Key aspects of the Handbook include: an inventory of the principal achievements in the field; a guide to the chief conflicts and difficulties in the theory and research process; a rallying point for researchers who are established or new to the field, which sets the agenda for future developments; a resource book for teachers who wish to establish new curricula and develop courses and programmes in the area of sports studies.
With an international and inter-disciplinary team of contributors the Handbook of Sports Studies is comprehensive in scope, relevant in content and far-reaching in its discussion of future prospect.

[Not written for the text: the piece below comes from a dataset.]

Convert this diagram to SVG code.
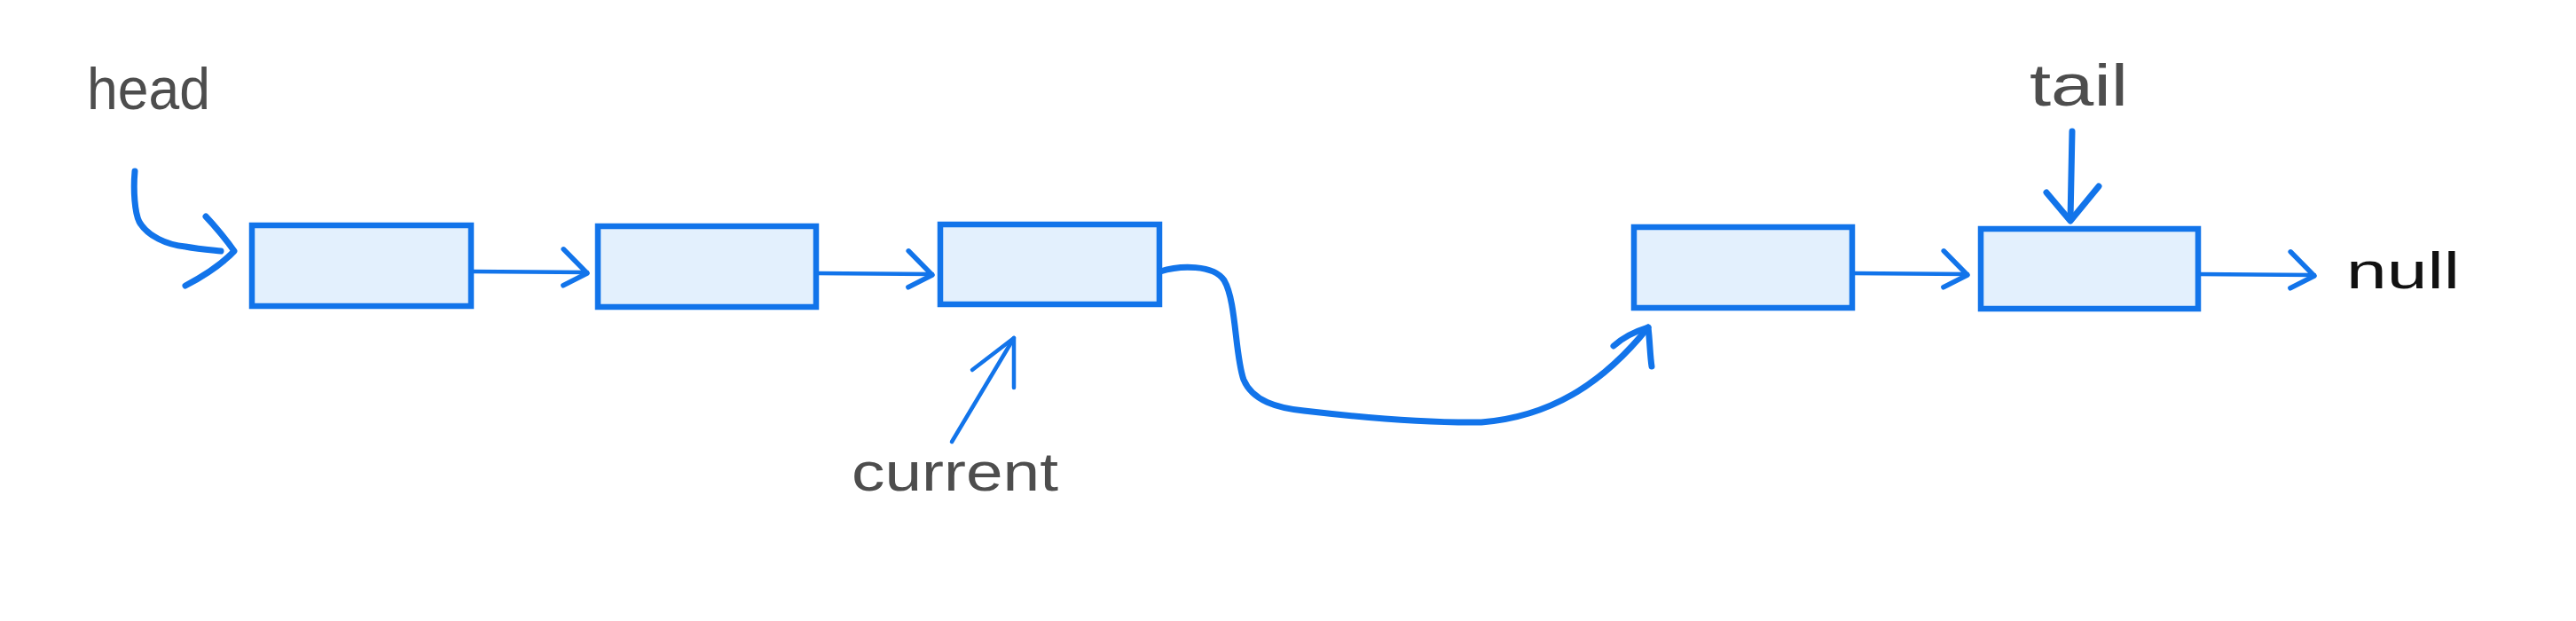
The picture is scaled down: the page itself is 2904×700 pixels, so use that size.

In addition to constantly revising the text, Sports in Society: Issues and Controversies, Jay Coakley has co-edited with Eric Dunning (University of Loughborough, UK), the Handbook of Sports Studies (Sage Publications, 2000), and with Peter Donnelly, Inside Sports (Routledge, 1999). He has authored over 150 articles and book chapters, primarily on sport, society, and culture. He has lectured worldwide at universities and conferences for professional associations and sports organizations. He was the founding editor of the Sociology of Sport Journal (1983-1989) and serves on the editorial boards of scholarly journals in sociology and kinesiology/physical education. He is past president of the Sport Sociology Academy of the American Alliance for Health, Physical Education, Recreation, and Dance, and of the North American Society for the Sociology of Sport; he continues to serve on national and international committees and is currently doing research with colleagues in Slovenia and Brazil, and is working with the newly formed Latin American Association for the Sociocultural Study of Sports. In 2004 Coakley received a service award from the Citizenship Through Sports Alliance; in 2007 he was named one of the “100 Most Influential Sports Educators by the Institute for International Sport and was awarded an honorary fellowship at the University of Chichester (UK). In 2009 Coakley was named to the Hall of Fame of the National Association for Sport and Physical Education. He received his M.A. (1970) and Ph.D. (1972) degrees from the University of Notre Dame and currently resides in Fort Collins, Colorado.